Le commerce en ligne aurait détruit 85.000 emplois en dix ans
Le développement du commerce en ligne aurait détruit 85.000 emplois en France entre 2009 et 2019 d'après une étude des Amis de la Terre, qui évoque le "plus grand plan social en cours actuellement en France". L'avenir ne s'annonce pas meilleur, les grandes entreprises pouvant être à leur tour impactées par la vente en ligne.
Entre 2009 et 2019, le développement du commerce en ligne a détruit 85.000 emplois en France en solde net*, d'après l'ONG Les Amis de la Terre qui publie le 23 mars 2022 une étude sur le sujet. "C'est le plus grand plan social en cours actuellement en France", alerte l'ONG dans son communiqué. Pour la seule année 2019, le solde s'établit à 3.800 détruits. C'est le commerce de détail qui paye le plus lourd tribut, avec 8.400 emplois détruits. En revanche 4.600 ont été créés dans le commerce de gros.
Les plus petites entreprises de commerce (de 0 à 19 employés) sont toujours les premières victimes de la digitalisation du commerce, détaille l'étude, élaborée à partir de la méthodologie du cabinet Kavala Capital qui a déjà travaillé sur le sujet. Elles ont perdu environ 7.600 employés en 2019. Toutefois, elles en perdent moins qu'avant ; le chiffre est en effet inférieur à la moyenne annuelle sur la période 2009-2018 (12.100). L'ONG avance deux explications : le ralentissement de la croissance du e-commerce, après une période faste (sachant que l'étude ne porte pas sur la période du Covid qui lui a été favorable), et la présence aujourd'hui d'acteurs résilients qui limitent les destructions d'emplois, après une sélection naturelle qui s'est traduite par la faillite des entreprises les plus fragiles.

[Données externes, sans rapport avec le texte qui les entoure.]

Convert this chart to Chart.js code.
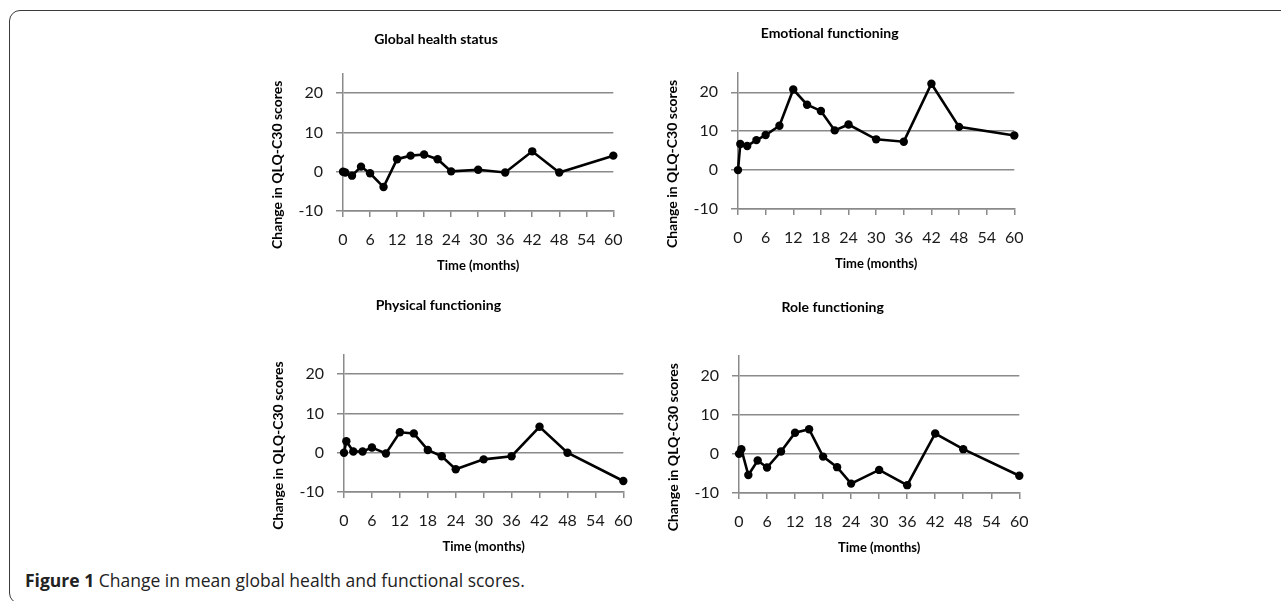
<!DOCTYPE html>
<html>
<head>
<meta charset="utf-8">
<script src="https://cdn.jsdelivr.net/npm/chart.js@4.4.1/dist/chart.umd.min.js"></script>
<style>
  body { margin: 0; width: 1281px; height: 601px; background: #fff; position: relative; overflow: hidden; }
  .frame { position: absolute; left: 9px; top: 10px; width: 1400px; height: 592px; border: 1.5px solid #3a3a3a; border-radius: 11px; }
  canvas { position: absolute; }
  .caption { position: absolute; left: 25px; top: 569px; font: 17.5px/22px "Open Sans", sans-serif; color: #222; white-space: nowrap; }
  .caption b { font-weight: 700; }
</style>
</head>
<body>
<div class="frame"></div>
<canvas id="global"></canvas>
<canvas id="emotional"></canvas>
<canvas id="physical"></canvas>
<canvas id="role"></canvas>
<div class="caption"><b>Figure 1</b> Change in mean global health and functional scores.</div>
<script>
// time points (months) and mean change per scale
const months = [0, 0.5, 2, 4, 6, 9, 12, 15, 18, 21, 24, 30, 36, 42, 48, 60];
const globalHealth = [0, -0.2, -1.0, 1.3, -0.4, -3.9, 3.2, 4.1, 4.4, 3.2, 0.1, 0.5, -0.2, 5.2, -0.2, 4.1];
const emotional = [0, 6.7, 6.2, 7.7, 9.0, 11.4, 20.7, 16.8, 15.2, 10.2, 11.7, 7.9, 7.3, 22.2, 11.1, 8.9];
const physical = [0, 2.9, 0.3, 0.3, 1.3, -0.2, 5.2, 4.9, 0.7, -0.9, -4.2, -1.7, -0.9, 6.6, 0, -7.2];
const role = [0, 1.2, -5.4, -1.7, -3.5, 0.6, 5.4, 6.3, -0.7, -3.4, -7.6, -4.1, -8.0, 5.2, 1.2, -5.6];

const yTicks = [-10, 0, 10, 20];
const yMin = -10, yMax = 25;
const xMin = 0, xMax = 60, xStep = 6;

const yTitle = 'Change in QLQ-C30 scores';
const xTitle = 'Time (months)';

const GRID = '#8a8a8a';
const TEXT = '#1a1a1a';
const FONT = 'Lato, "Open Sans", sans-serif';

// rotated y-axis title, anchored near the top of the plot like the original
const sideTitle = {
  id: 'sideTitle',
  afterDraw(chart, args, opts) {
    const { ctx, chartArea } = chart;
    ctx.save();
    ctx.translate(chartArea.left - opts.gap, chartArea.top + opts.offset);
    ctx.rotate(-Math.PI / 2);
    ctx.font = 'bold 14px ' + FONT;
    ctx.fillStyle = '#000';
    ctx.textAlign = 'right';
    ctx.textBaseline = 'middle';
    ctx.fillText(opts.text, 0, 0);
    ctx.restore();
  }
};

function drawPanel(id, title, values, box) {
  const yAxisW = 93, xAxisH = 66;
  const titleSize = 14, titleLH = titleSize * 1.2;
  const cl = box.left - yAxisW;
  const cw = Math.round(2 * (box.titleX - cl));
  const ct = box.titleY - 20;
  const ch = Math.round(box.bottom + xAxisH - ct);

  const canvas = document.getElementById(id);
  canvas.width = Math.max(cw, Math.ceil(box.right - cl + 14));
  canvas.height = ch;
  canvas.style.left = cl + 'px';
  canvas.style.top = ct + 'px';

  new Chart(canvas, {
    type: 'scatter',
    data: {
      datasets: [{
        data: months.map((m, i) => ({ x: m, y: values[i] })),
        showLine: true,
        borderColor: '#000',
        borderWidth: 2.6,
        pointRadius: 4.2,
        pointBackgroundColor: '#000',
        pointBorderWidth: 0,
        clip: false
      }]
    },
    options: {
      responsive: false,
      animation: false,
      devicePixelRatio: 1,
      layout: { padding: { left: 0, top: 0, bottom: 0, right: canvas.width - (box.right - cl) } },
      plugins: {
        legend: { display: false },
        tooltip: { enabled: false },
        title: {
          display: true,
          text: title,
          color: '#000',
          font: { family: FONT, size: titleSize, weight: 'bold', lineHeight: 1.2 },
          padding: { top: 20 - titleLH / 2, bottom: box.top - ct - 20 - titleLH / 2 }
        },
        sideTitle: { text: yTitle, gap: 66, offset: 7 }
      },
      scales: {
        x: {
          type: 'linear',
          min: xMin, max: xMax,
          afterFit: s => { s.height = xAxisH; },
          ticks: { stepSize: xStep, autoSkip: false, maxRotation: 0, padding: 13.4, color: TEXT,
                   font: { family: FONT, size: 16, lineHeight: 1.2 } },
          grid: { drawOnChartArea: false, drawTicks: true, tickLength: 6, color: GRID, lineWidth: 1.5 },
          border: { color: GRID, width: 1.5 },
          title: { display: true, text: xTitle, color: '#000', padding: { top: 0, bottom: 3.2 },
                   font: { family: FONT, size: 13, weight: 'bold', lineHeight: 1.2 } }
        },
        y: {
          min: yMin, max: yMax,
          afterFit: s => { s.width = yAxisW; },
          afterBuildTicks: s => { s.ticks = yTicks.map(v => ({ value: v })); },
          ticks: { padding: 13, color: TEXT, font: { family: FONT, size: 16, lineHeight: 1.2 } },
          grid: { color: GRID, lineWidth: 1.5, tickLength: 7 },
          border: { color: GRID, width: 1.5 }
        }
      }
    },
    plugins: [sideTitle]
  });
}

drawPanel('global', 'Global health status', globalHealth,
  { left: 343, right: 622, top: 73.6, bottom: 211, titleX: 442, titleY: 39 });
drawPanel('emotional', 'Emotional functioning', emotional,
  { left: 737.7, right: 1014, top: 72.8, bottom: 209, titleX: 854, titleY: 33 });
drawPanel('physical', 'Physical functioning', physical,
  { left: 344.3, right: 626, top: 354.4, bottom: 492.3, titleX: 449, titleY: 305 });
drawPanel('role', 'Role functioning', role,
  { left: 739, right: 1019.3, top: 356, bottom: 493.3, titleX: 855, titleY: 307 });
</script>
</body>
</html>
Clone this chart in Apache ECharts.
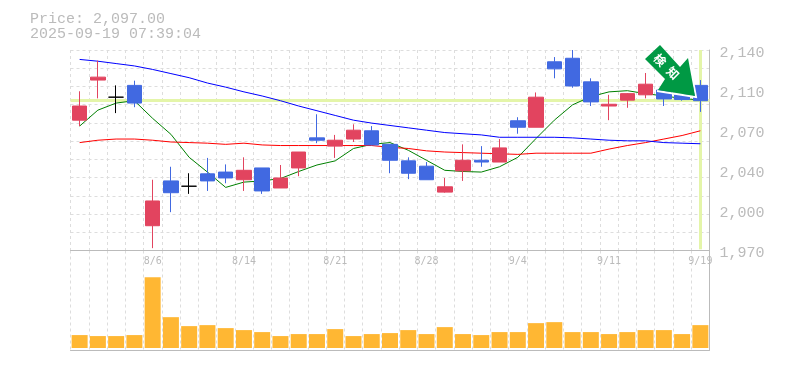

Les entreprises moyennes (de 20 à 249 salariés) sont quant à elles plus impactées qu'auparavant. Elles ont perdu environ 1.020 emplois en 2019, contre 900 en moyenne sur la période 2009-2018.
Tous les secteurs sont concernés
De leur côté, les plus grandes entreprises (plus de 250 salariés) continuent à bénéficier du développement du e-commerce, "mais dans une moindre mesure que durant la période 2009-2018", précise aussi le document : 173 employés en plus seulement en 2019 contre une moyenne annuelle de 1.600 entre 2008 et 2018. "Ceci est visible notamment pour le secteur des équipements électroniques et informatiques et celui des articles ménagers, pour lesquels les grandes entreprises sont désormais elles aussi victimes de destructions d'emplois", détaille l'étude, qui en résumé énonce le principe suivant : "Pour chaque emploi créé dans une entreprise de 50 salariés et plus, près de 2 ont été détruits dans les plus petites entreprises en 2019."
Tous les secteurs sont concernés par cet impact négatif, sauf le secteur de l'électronique et du matériel informatique. Dans ces derniers, la création d'emplois chez les grossistes a compensé les destructions d'emplois dans le commerce de détail. Le secteur de l'habillement est le plus touché par l'impact du e-commerce, avec 4.800 emplois détruits en 2019.
Des perspectives d'avenir peu réjouissantes
Pour Les Amis de la Terre, les perspectives d'avenir ne sont pas réjouissantes. L'association craint notamment que les grandes entreprises soient les prochaines victimes de la digitalisation du commerce, avec un nombre d'emplois concernés encore plus important. Cette tendance serait déjà perceptible selon le rapport avec les fermetures depuis 2020 de magasins d'enseigne type Conforama, Naf Naf, André, La Halle, Célio, Devianne, Orchestra ou Camaïeu. "H&M et Inditex (Zara) sont, eux aussi, en train de fermer des centaines d'autres afin de digitaliser leur activité et faire face aux grands acteurs de la vente en ligne", souligne l'ONG qui regrette le manque d'actions du gouvernement en place. Pire, l'association estime que les cadeaux fiscaux et autres soutiens administratifs et politiques réalisés favorisent l'implantation d'entrepôts logistiques d'entreprises de commerce en ligne comme Amazon. "De 4 entrepôts construits par Amazon en 2017, la France est passée à 44 aujourd'hui et 14 entrepôts supplémentaires sont en projet", déplore l'association qui souligne l'impact environnemental de ces bâtiments. Le développement des dark stores et des épiceries en ligne, favorisé par la crise covid, pourraient encore accentuer le mouvement.
* Les chiffres prennent en compte les créations et les destructions d'emplois dans l'ensemble de la vente de détail et de gros incluant les fonctions supports nécessaires à l'activité (transport, logistique, services associés) pour indiquer si le solde est positif ou négatif.